» **WHAT TO PRODUCE**:
Set down the data below from its first line to the line holding "ldl85, ldl9, ldl10];", inclusive; omit all pictures.
▼▼▼
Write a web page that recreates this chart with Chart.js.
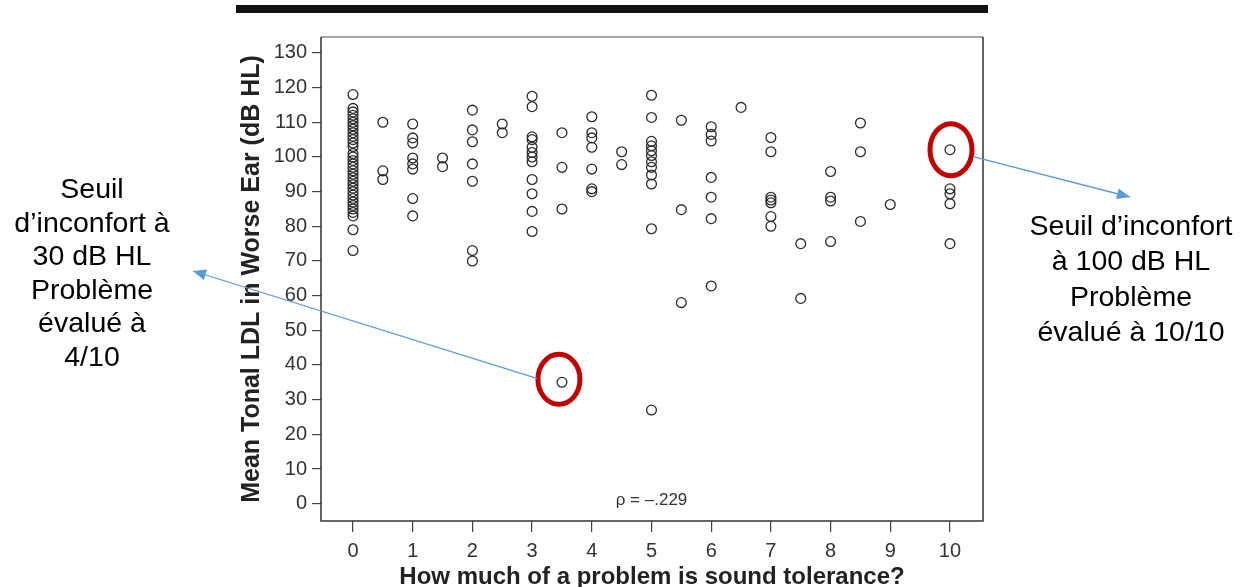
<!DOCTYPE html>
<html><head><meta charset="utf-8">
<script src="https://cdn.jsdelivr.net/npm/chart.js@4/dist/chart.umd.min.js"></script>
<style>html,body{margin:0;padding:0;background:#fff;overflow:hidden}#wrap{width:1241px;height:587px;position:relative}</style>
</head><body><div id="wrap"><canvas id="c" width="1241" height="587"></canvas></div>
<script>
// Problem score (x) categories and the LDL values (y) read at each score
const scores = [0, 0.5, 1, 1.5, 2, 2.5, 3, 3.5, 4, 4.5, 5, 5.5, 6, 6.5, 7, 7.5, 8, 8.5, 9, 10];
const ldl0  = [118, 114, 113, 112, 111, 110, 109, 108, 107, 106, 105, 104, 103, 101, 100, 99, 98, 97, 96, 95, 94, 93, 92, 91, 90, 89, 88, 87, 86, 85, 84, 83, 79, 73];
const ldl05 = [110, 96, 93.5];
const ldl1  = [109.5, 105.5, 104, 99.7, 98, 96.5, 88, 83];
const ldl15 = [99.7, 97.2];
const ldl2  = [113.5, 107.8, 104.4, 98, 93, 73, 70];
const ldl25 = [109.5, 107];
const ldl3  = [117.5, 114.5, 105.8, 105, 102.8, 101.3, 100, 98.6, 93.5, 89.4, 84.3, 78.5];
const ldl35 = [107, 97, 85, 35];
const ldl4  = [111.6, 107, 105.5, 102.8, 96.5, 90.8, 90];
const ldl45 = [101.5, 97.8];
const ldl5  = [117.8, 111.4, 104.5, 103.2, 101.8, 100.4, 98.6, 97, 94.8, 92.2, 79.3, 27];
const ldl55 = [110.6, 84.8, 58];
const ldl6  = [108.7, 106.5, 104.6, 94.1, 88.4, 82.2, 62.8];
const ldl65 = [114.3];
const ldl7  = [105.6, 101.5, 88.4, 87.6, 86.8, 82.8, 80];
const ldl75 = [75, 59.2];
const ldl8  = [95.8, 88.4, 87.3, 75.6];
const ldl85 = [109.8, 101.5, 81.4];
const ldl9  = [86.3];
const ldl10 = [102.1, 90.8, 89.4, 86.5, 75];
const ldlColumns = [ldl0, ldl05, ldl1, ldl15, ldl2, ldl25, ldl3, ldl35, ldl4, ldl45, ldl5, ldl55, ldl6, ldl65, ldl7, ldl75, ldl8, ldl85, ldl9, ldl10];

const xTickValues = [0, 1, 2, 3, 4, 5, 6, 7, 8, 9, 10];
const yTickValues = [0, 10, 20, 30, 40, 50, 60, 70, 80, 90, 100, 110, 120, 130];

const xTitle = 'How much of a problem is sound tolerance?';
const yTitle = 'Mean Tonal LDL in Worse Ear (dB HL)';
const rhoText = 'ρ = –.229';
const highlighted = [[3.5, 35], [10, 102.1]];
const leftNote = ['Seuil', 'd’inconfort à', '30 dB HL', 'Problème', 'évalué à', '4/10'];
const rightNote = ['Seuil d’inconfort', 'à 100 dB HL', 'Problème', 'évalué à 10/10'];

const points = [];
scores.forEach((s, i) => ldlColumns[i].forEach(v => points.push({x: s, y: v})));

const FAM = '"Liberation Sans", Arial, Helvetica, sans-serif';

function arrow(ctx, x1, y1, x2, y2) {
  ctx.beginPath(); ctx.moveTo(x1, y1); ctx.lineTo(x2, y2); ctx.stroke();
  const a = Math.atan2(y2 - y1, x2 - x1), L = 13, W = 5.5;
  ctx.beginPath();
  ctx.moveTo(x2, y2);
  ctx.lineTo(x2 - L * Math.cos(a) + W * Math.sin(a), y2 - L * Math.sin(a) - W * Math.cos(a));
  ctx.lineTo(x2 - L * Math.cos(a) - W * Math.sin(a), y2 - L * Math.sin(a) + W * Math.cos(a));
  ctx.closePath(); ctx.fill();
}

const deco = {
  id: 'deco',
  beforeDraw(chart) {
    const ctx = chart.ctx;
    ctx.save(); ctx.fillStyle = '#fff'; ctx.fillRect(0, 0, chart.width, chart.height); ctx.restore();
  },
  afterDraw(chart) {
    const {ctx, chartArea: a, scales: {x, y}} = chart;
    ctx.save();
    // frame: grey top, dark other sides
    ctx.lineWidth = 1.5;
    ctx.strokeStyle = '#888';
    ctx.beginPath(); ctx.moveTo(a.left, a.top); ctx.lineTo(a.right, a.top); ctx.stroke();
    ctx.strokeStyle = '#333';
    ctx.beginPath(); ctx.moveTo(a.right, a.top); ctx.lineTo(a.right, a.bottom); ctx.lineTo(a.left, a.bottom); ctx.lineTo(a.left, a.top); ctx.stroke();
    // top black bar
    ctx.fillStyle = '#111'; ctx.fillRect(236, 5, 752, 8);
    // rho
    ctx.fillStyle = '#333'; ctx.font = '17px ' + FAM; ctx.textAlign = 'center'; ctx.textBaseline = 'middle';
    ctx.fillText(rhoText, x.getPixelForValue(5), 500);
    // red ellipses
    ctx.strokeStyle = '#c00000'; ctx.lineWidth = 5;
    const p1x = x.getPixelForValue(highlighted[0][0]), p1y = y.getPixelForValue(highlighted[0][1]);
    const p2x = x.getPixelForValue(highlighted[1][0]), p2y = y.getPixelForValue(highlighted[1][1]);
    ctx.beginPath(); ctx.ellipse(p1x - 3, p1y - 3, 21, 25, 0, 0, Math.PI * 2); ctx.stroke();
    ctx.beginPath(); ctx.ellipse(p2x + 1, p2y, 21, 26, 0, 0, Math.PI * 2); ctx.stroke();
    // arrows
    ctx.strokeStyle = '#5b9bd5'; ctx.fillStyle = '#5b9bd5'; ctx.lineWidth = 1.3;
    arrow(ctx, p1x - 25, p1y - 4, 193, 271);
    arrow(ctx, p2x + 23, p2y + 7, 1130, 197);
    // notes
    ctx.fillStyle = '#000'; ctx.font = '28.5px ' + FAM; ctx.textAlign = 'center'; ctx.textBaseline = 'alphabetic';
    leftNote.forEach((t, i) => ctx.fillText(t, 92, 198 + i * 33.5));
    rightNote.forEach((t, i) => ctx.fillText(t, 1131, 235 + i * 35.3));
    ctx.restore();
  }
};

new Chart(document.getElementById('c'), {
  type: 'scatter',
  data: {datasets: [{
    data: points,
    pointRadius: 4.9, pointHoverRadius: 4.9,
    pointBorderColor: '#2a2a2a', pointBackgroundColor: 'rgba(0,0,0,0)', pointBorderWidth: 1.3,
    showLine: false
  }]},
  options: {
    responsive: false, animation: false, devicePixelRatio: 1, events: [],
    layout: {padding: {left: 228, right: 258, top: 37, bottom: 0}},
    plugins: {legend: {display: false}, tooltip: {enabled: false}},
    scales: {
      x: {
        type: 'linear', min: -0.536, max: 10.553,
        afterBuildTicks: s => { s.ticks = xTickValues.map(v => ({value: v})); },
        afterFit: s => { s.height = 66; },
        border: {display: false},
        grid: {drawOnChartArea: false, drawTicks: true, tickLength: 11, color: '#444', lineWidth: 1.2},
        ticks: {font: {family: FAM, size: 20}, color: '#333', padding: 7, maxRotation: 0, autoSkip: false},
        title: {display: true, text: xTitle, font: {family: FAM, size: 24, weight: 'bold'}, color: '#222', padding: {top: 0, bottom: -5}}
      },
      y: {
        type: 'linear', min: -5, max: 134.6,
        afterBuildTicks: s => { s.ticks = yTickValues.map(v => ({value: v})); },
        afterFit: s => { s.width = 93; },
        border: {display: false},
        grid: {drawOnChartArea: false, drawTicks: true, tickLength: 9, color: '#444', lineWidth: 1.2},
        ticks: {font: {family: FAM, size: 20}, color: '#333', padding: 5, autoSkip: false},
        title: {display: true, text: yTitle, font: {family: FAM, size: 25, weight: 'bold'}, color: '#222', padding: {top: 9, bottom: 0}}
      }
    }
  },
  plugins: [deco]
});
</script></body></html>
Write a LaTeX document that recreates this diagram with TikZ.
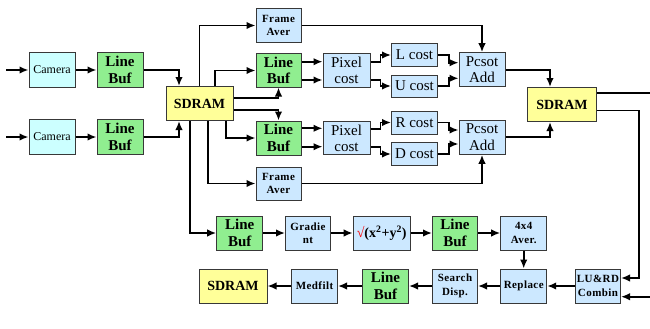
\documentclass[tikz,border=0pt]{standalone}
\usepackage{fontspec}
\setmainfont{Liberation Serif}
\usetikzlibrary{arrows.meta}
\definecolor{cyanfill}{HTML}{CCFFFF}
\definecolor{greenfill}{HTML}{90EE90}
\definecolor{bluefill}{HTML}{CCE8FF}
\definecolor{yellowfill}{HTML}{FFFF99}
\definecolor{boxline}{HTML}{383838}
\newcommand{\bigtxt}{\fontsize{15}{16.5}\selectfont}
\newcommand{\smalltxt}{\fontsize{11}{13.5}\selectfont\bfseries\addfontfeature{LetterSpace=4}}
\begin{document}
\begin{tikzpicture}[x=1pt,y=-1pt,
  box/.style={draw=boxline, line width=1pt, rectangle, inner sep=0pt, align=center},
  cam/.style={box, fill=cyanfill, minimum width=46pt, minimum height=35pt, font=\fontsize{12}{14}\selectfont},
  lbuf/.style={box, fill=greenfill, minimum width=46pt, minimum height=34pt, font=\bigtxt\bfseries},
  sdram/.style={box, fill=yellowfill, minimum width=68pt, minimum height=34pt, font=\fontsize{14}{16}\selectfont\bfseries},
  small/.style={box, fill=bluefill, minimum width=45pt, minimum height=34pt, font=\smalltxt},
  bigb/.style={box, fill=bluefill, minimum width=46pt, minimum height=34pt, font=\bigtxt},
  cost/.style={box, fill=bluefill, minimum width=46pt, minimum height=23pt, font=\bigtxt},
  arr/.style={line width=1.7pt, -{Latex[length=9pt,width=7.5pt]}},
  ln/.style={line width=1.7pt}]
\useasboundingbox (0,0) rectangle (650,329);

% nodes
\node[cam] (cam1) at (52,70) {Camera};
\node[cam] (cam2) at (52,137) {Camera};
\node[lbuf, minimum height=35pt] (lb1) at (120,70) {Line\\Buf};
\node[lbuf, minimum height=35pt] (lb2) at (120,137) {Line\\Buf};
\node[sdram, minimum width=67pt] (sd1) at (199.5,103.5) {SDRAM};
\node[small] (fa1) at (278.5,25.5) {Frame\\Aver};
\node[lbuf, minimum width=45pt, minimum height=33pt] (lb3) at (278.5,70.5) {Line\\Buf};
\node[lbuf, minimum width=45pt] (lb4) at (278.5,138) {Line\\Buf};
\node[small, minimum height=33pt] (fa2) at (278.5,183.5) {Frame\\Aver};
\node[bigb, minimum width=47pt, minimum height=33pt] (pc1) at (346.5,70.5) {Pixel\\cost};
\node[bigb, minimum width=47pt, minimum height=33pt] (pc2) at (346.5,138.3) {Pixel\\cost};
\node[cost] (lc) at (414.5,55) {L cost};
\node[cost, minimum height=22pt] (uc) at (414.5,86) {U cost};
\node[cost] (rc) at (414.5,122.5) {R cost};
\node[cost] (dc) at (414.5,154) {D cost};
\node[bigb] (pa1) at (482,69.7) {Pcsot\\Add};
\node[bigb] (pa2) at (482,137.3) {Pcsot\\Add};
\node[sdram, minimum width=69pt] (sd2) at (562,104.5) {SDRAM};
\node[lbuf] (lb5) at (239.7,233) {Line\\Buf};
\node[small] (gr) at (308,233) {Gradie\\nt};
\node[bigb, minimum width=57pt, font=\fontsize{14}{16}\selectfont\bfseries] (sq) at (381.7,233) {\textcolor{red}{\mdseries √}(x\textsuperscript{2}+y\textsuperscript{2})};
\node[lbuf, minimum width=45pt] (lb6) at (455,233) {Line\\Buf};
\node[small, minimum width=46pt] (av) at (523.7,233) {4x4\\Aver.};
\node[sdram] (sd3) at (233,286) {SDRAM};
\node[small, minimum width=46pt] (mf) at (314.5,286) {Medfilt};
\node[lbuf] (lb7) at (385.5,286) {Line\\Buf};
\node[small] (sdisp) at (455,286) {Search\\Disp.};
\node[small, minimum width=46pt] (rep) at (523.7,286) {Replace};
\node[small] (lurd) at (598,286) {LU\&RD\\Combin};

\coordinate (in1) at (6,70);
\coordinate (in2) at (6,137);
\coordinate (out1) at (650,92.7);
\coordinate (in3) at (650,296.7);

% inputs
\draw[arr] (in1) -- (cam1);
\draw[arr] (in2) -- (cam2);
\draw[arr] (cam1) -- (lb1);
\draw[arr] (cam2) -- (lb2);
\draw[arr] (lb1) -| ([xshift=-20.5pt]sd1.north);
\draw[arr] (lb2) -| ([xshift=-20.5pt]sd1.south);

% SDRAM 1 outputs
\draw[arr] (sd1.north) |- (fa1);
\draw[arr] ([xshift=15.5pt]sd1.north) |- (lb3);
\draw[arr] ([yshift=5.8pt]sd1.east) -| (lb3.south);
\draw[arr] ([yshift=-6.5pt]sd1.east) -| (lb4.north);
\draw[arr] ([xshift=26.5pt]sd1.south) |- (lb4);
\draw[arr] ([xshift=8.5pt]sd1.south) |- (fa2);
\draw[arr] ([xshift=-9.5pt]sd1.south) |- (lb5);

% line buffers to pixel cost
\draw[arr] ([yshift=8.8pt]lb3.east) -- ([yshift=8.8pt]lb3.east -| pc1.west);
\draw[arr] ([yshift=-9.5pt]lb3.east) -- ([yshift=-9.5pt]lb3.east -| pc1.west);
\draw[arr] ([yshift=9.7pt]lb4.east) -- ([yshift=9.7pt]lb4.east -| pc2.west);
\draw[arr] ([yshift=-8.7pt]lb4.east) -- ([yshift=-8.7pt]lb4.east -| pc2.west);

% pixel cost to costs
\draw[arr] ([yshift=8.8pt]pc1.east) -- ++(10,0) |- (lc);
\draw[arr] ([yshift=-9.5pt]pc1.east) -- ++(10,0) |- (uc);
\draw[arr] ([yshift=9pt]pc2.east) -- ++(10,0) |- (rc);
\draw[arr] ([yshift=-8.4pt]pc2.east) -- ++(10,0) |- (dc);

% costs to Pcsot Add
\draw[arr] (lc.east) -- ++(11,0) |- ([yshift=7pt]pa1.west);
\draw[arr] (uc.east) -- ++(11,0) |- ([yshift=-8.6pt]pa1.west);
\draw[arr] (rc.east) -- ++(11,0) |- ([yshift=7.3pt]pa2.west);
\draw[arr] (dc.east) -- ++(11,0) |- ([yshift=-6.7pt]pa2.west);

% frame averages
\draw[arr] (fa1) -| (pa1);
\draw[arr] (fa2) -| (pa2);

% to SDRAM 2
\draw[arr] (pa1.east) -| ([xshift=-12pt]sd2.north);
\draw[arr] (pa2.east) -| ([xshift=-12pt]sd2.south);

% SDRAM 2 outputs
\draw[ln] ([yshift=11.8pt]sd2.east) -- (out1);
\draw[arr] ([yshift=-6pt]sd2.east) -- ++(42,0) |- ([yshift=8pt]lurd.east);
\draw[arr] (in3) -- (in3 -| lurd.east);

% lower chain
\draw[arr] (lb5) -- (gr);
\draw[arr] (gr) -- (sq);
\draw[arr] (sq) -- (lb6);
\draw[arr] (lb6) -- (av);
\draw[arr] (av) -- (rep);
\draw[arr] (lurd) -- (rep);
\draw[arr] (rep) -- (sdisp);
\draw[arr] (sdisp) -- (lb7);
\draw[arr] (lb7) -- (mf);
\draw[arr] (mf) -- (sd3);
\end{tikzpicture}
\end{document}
▲▲▲
» **EXERCISE RESULT**:
Write a web page that recreates this chart with Chart.js.
<!DOCTYPE html>
<html><head><meta charset="utf-8">
<script src="https://cdn.jsdelivr.net/npm/chart.js@4/dist/chart.umd.min.js"></script>
<style>html,body{margin:0;padding:0;background:#fff;overflow:hidden}#wrap{width:1241px;height:587px;position:relative}</style>
</head><body><div id="wrap"><canvas id="c" width="1241" height="587"></canvas></div>
<script>
// Problem score (x) categories and the LDL values (y) read at each score
const scores = [0, 0.5, 1, 1.5, 2, 2.5, 3, 3.5, 4, 4.5, 5, 5.5, 6, 6.5, 7, 7.5, 8, 8.5, 9, 10];
const ldl0  = [118, 114, 113, 112, 111, 110, 109, 108, 107, 106, 105, 104, 103, 101, 100, 99, 98, 97, 96, 95, 94, 93, 92, 91, 90, 89, 88, 87, 86, 85, 84, 83, 79, 73];
const ldl05 = [110, 96, 93.5];
const ldl1  = [109.5, 105.5, 104, 99.7, 98, 96.5, 88, 83];
const ldl15 = [99.7, 97.2];
const ldl2  = [113.5, 107.8, 104.4, 98, 93, 73, 70];
const ldl25 = [109.5, 107];
const ldl3  = [117.5, 114.5, 105.8, 105, 102.8, 101.3, 100, 98.6, 93.5, 89.4, 84.3, 78.5];
const ldl35 = [107, 97, 85, 35];
const ldl4  = [111.6, 107, 105.5, 102.8, 96.5, 90.8, 90];
const ldl45 = [101.5, 97.8];
const ldl5  = [117.8, 111.4, 104.5, 103.2, 101.8, 100.4, 98.6, 97, 94.8, 92.2, 79.3, 27];
const ldl55 = [110.6, 84.8, 58];
const ldl6  = [108.7, 106.5, 104.6, 94.1, 88.4, 82.2, 62.8];
const ldl65 = [114.3];
const ldl7  = [105.6, 101.5, 88.4, 87.6, 86.8, 82.8, 80];
const ldl75 = [75, 59.2];
const ldl8  = [95.8, 88.4, 87.3, 75.6];
const ldl85 = [109.8, 101.5, 81.4];
const ldl9  = [86.3];
const ldl10 = [102.1, 90.8, 89.4, 86.5, 75];
const ldlColumns = [ldl0, ldl05, ldl1, ldl15, ldl2, ldl25, ldl3, ldl35, ldl4, ldl45, ldl5, ldl55, ldl6, ldl65, ldl7, ldl75, ldl8, ldl85, ldl9, ldl10];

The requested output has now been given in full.